More recently we have found that both conductivity and magnetic properties in radical-based materials can be dramatically improved by the use of multi-orbital systems, that is, radicals with low lying pi-acceptor levels which afford additional degrees of freedom for charge transport and magnetic exchange. In the solid state, such radicals enjoy enhanced conductivity by  virtue of an intrinsically lower U and a larger effective bandwidth [4]. Ferromagnetic exchange interactions are also favored by Hund’s rule coupling [5]. In this presentation the structures, magnetic and charge transport properties of key examples of heavy atom and multiband radicals, at ambient and elevated pressures, will be described.

[1] N. H. McCoy and W. C. Moore. J. Am. Chem. Soc. 33, 273 (1911).
[2] A. A. Leitch, K. Lekin, S. M. Winter, L. E. Downie, H. Tsuruda, J. S. Tse, M. Mito, S. Desgreniers, P. A. Dube, S. Zhang, Q. Liu, C. Jin, Y. Ohishi and R. T. Oakley.
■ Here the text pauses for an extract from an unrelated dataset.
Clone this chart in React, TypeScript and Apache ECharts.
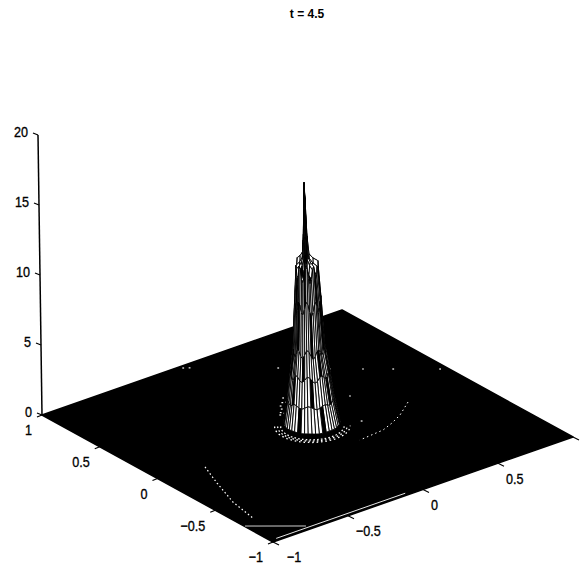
import React, { useEffect, useRef } from "react";
import * as echarts from "echarts";

const titleText = "t = 4.5";
const zTicks = [0, 5, 10, 15, 20];
const xTicks = [-1, -0.5, 0, 0.5];
const yTicks = [1, 0.5, 0, -0.5, -1];
const tickName = (v: number) => String(v).replace("-", "\u2212");

// surface of the pulse: ring radius -> height, and a per-meridian factor read from the silhouette
const ringRadius = [0, 0.004, 0.01, 0.018, 0.036, 0.058, 0.07, 0.085, 0.105, 0.125, 0.15];
const ringHeight = [17.36, 15.2, 12.9, 11.7, 11.4, 11.2, 8.8, 5.6, 3.9, 2.0, 0.3];
const meridianFactor = [
  1.0, 0.97, 0.93, 0.98, 1.04, 1.02, 0.95, 0.92, 0.97, 1.03, 1.05, 0.99, 0.94, 0.96, 1.02, 1.06,
  1.01, 0.95, 0.93, 0.98, 1.03, 1.01, 0.96, 0.92, 0.97, 1.04, 1.02, 0.96, 0.94, 0.99, 1.05, 1.03,
  0.97, 0.93, 0.96, 1.02, 1.04, 1.0, 0.95, 0.98, 1.03, 0.99, 0.94, 0.97, 1.05, 1.02, 0.96, 0.93,
];
const rippleRadius = [0.168, 0.184, 0.2];

// light marks on the black floor, in floor coordinates [x, y]
const rightArc = [[0.587, -0.108], [0.458, -0.206], [0.366, -0.256], [0.278, -0.293], [0.11, -0.311]];
const leftArc = [[-0.721, -0.049], [-0.791, -0.244], [-0.867, -0.48], [-0.904, -0.702]];
const frontStreak = [[-0.996, -0.752], [-0.747, -0.957]];
const edgeStreak = [[-0.96, -0.976], [-0.1, -0.976]];
const floorSpecks = [
  [-0.077, 0.977], [-0.05, 0.957], [0.31, 0.657], [0.514, 0.473], [0.648, 0.362], [0.771, 0.26], [0.962, 0.102],
  [0.395, 0.146], [0.257, -0.134], [0.038, 0.283], [-0.03, 0.198], [0.108, 0.352], [0.02, 0.25], [0.07, 0.31],
  [-0.01, 0.22], [0.05, 0.24], [0.0, 0.2], [0.09, 0.3],
];

// projection of (x, y, z) onto the page plane
const project = (x: number, y: number, z: number): [number, number] => [
  307.5 + 150 * x - 115.5 * y - 0.2 * z,
  426 - 52.5 * x - 63.5 * y - 14 * z,
];

const buildFacets = (): number[][] => {
  const n = meridianFactor.length;
  const out: { k: number; p: number[] }[] = [];
  const pt = (i: number, j: number) => {
    const a = ((j % n) / n) * 2 * Math.PI;
    const r = ringRadius[i];
    return [
      r * (Math.cos(a) + 0.12),
      r * (Math.sin(a) - 0.1),
      i === 0 ? ringHeight[i] : ringHeight[i] * meridianFactor[j % n],
    ];
  };
  for (let i = 0; i < ringRadius.length - 1; i++) {
    for (let j = 0; j < n; j++) {
      const q = [pt(i, j), pt(i + 1, j), pt(i + 1, j + 1), pt(i, j + 1)];
      const cx = q.reduce((s, v) => s + v[0], 0) / 4;
      const cy = q.reduce((s, v) => s + v[1], 0) / 4;
      const lit = (i * 5 + j * 3) % 7 === 0 ? 0 : 1;
      out.push({ k: project(cx, cy, 0)[1], p: [...q.flat(), lit] });
    }
  }
  out.sort((a, b) => a.k - b.k);
  return out.map((o) => o.p);
};

const rippleArcs = rippleRadius.map((r) => {
  const pts: number[][] = [];
  for (let d = 142; d <= 322; d += 6) {
    const a = (d * Math.PI) / 180;
    pts.push([0.02 + r * Math.cos(a), -0.017 + r * Math.sin(a)]);
  }
  return pts;
});

const App = () => {
  const ref = useRef<HTMLDivElement>(null);
  useEffect(() => {
    const chart = echarts.init(ref.current!, undefined, { renderer: "svg" });
    const font = "'Liberation Sans',sans-serif";

    const toScreen = (api: any, p: number[]) => api.coord(project(p[0], p[1], p[2] ?? 0));

    const lineSeries = (name: string, pts: number[][], stroke: string, lineWidth: number, lineDash?: number[]) => ({
      type: "custom",
      name,
      silent: true,
      clip: false,
      data: [0],
      encode: { x: [], y: [] },
      renderItem: (_: any, api: any) => ({
        type: "polyline",
        shape: { points: pts.map((p) => toScreen(api, p)) },
        style: { stroke, fill: "none", lineWidth, lineDash },
      }),
    });

    const textElement = (api: any, text: string, at: number[], dx: number, dy: number, align: string) => {
      const s = toScreen(api, at);
      return {
        type: "text",
        x: s[0] + dx,
        y: s[1] + dy,
        scaleX: 0.84,
        style: {
          text,
          fontFamily: font,
          fontSize: 15,
          fill: "#000",
          stroke: "#000",
          lineWidth: 0.35,
          align,
          verticalAlign: "middle",
        },
      };
    };
    const tickElement = (api: any, at: number[], dx: number, dy: number) => {
      const s = toScreen(api, at);
      return {
        type: "line",
        shape: { x1: s[0], y1: s[1], x2: s[0] + dx, y2: s[1] + dy },
        style: { stroke: "#000", lineWidth: 1.2 },
      };
    };

    const series: any[] = [
      {
        type: "custom",
        name: "floor",
        silent: true,
        clip: false,
        data: [0],
        encode: { x: [], y: [] },
        renderItem: (_: any, api: any) => ({
          type: "polygon",
          shape: { points: [[-1, 1], [-1, -1], [1, -1], [1, 1]].map((p) => toScreen(api, p)) },
          style: { fill: "#000", stroke: "#000", lineWidth: 1.5, lineJoin: "round" },
        }),
      },
      lineSeries("right arc", rightArc, "#fff", 1, [1.5, 3]),
      lineSeries("left arc", leftArc, "#fff", 1.2, [1.5, 2.5]),
      lineSeries("front streak", frontStreak, "#cfcfcf", 1),
      lineSeries("edge streak", edgeStreak, "#e8e8e8", 1),
      ...rippleArcs.map((pts, i) => lineSeries(`ripple ${i}`, pts, "#fff", 1.3, [1.6, 2.2 + i * 0.3])),
      {
        type: "custom",
        name: "specks",
        silent: true,
        clip: false,
        data: floorSpecks,
        encode: { x: [], y: [] },
        renderItem: (_: any, api: any) => {
          const s = toScreen(api, [api.value(0), api.value(1)]);
          return { type: "rect", shape: { x: s[0] - 0.8, y: s[1] - 0.6, width: 1.8, height: 1.2 }, style: { fill: "#fff" } };
        },
      },
      {
        type: "custom",
        name: "surface",
        silent: true,
        clip: false,
        data: buildFacets(),
        encode: { x: [], y: [] },
        renderItem: (_: any, api: any) => {
          const points = [0, 3, 6, 9].map((o) =>
            toScreen(api, [api.value(o), api.value(o + 1), api.value(o + 2)])
          );
          return {
            type: "polygon",
            shape: { points },
            style: { fill: api.value(12) ? "#fff" : "#000", stroke: "#000", lineWidth: 0.9 },
          };
        },
      },
      {
        type: "custom",
        name: "axes",
        silent: true,
        clip: false,
        data: [0],
        encode: { x: [], y: [] },
        renderItem: (_: any, api: any) => ({
          type: "group",
          children: [
            {
              type: "polyline",
              shape: { points: [[-1, 1, 0], [-1, 1, 20]].map((p) => toScreen(api, p)) },
              style: { stroke: "#000", fill: "none", lineWidth: 1.5 },
            },
            ...zTicks.map((z) => tickElement(api, [-1, 1, z], -5, -2)),
            ...zTicks.map((z) => textElement(api, String(z), [-1, 1, z], -10, -3, "right")),
            ...yTicks.map((y) => tickElement(api, [-1, y, 0], -5, 2)),
            ...yTicks.map((y) => textElement(api, tickName(y), [-1, y, 0], -10, 15, "right")),
            ...xTicks.map((x) => tickElement(api, [x, -1, 0], 6, 3)),
            ...xTicks.map((x) => textElement(api, tickName(x), [x, -1, 0], x === -1 ? 14 : 8, 15, "left")),
            tickElement(api, [1, -1, 0], 6, 3),
          ],
        }),
      },
    ];

    chart.setOption({
      animation: false,
      backgroundColor: "#fff",
      title: {
        text: titleText,
        left: 302,
        top: 3,
        textAlign: "center",
        textStyle: { fontFamily: font, fontSize: 12, fontWeight: "bold", color: "#000" },
      },
      grid: { left: 0, right: 0, top: 0, bottom: 0 },
      xAxis: { type: "value", min: 0, max: 582, show: false },
      yAxis: { type: "value", min: 0, max: 573, inverse: true, show: false },
      series,
    });
    return () => chart.dispose();
  }, []);
  return <div ref={ref} style={{ position: "absolute", left: 0, top: 0, width: 582, height: 573 }} />;
};

export default App;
J. Am. Chem. Soc. 133, 6051 (2011).
[3] S. M. Winter, S. Hill and R. T. Oakley. J. Am. Chem. Soc. 137, 3720 (2015).
[4] D. Tian, S. M. Winter, A. Mailman, J. W. L. Wong, W. Yong, H. Yamaguchi, Y. Jia, J. S. Tse, S. Desgreniers, R. A. Secco, S. R. Julian, C. Jin, M. Mito, Y. Ohishi and R. T. Oakley. J. Am. Chem. Soc. 137, 14136 (2015).
[5] A. Mailman, S. M. Winter, J. W. L. Wong, C. M. Robertson, A. Assoud, P. A. Dube and R. T.